Back with Q1, gross profit rose 11% to SEK 25.526 billion, corresponding to a higher gross margin of 50%, up from 49.9% a year ago. But net profit fell to SEK 803 million from SEK1.3702 billion, having been positively affected by one-off SEK399 million boost a year ago as a result of US tax reform.

CEO Karl-Johan Persson was upbeat on Friday and highlighted the company’s strength in certain key countries. “Our ongoing transformation work has contributed to stronger collections with increased full-price sales, lower markdowns and increased market shares,” he said. "Sales developed well both in stores and online in many markets, including Sweden which grew by 11%, the UK by 8%, Poland by 15%, China by 16% and India by 42% in local currencies.”
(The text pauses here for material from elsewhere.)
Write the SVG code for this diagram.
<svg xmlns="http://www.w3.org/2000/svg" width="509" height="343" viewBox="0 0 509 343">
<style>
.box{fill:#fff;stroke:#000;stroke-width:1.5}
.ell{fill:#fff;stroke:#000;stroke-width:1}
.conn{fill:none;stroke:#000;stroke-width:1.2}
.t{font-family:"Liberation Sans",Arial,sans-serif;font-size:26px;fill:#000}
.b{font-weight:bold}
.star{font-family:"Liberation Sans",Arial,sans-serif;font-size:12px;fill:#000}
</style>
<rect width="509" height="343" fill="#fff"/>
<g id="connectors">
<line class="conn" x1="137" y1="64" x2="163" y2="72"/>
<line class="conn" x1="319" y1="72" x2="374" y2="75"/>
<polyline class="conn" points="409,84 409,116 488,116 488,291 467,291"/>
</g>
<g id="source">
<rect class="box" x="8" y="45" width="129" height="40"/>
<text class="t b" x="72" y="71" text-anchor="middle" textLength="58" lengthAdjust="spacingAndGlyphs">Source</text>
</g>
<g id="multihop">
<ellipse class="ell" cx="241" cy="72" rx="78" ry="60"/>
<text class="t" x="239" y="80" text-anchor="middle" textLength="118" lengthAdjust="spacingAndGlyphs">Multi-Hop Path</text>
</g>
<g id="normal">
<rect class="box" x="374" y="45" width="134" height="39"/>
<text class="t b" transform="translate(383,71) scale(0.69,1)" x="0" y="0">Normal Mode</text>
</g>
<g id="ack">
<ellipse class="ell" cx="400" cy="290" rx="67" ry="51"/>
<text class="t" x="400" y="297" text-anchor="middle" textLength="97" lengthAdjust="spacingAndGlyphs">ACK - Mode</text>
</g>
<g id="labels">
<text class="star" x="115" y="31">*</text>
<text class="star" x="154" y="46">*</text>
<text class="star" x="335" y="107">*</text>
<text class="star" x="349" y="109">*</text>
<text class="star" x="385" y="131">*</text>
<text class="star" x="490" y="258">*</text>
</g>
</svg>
And the retail giant is working hard to make its overall offer more attractive to fashion shoppers who are undeniably cautious at present. It has a number of initiatives under way and said its loyalty programme that now has 35 million members will see an upgraded version being launched shortly.

H&M will also be launched on Myntra and Jabong, India’s largest e-commerce marketplaces, later this year, which makes good commercial sense given that sales rise it saw in the country.

And its online and physical stores are being increasingly integrated, while the global roll-out of online stores continues. Today H&M online is available in 47 markets, and during 2019 Mexico will be added, as well as Egypt that will open via a franchise.

This year, the group is planning to open 175 new stores (net), mostly in growth markets, although the number of H&M stores in Europe is expected to reduce by 50.

H&M also said that its supply chain will be” even faster, more flexible and more efficient,” and it highlighted “initiatives within advanced data analytics and AI.”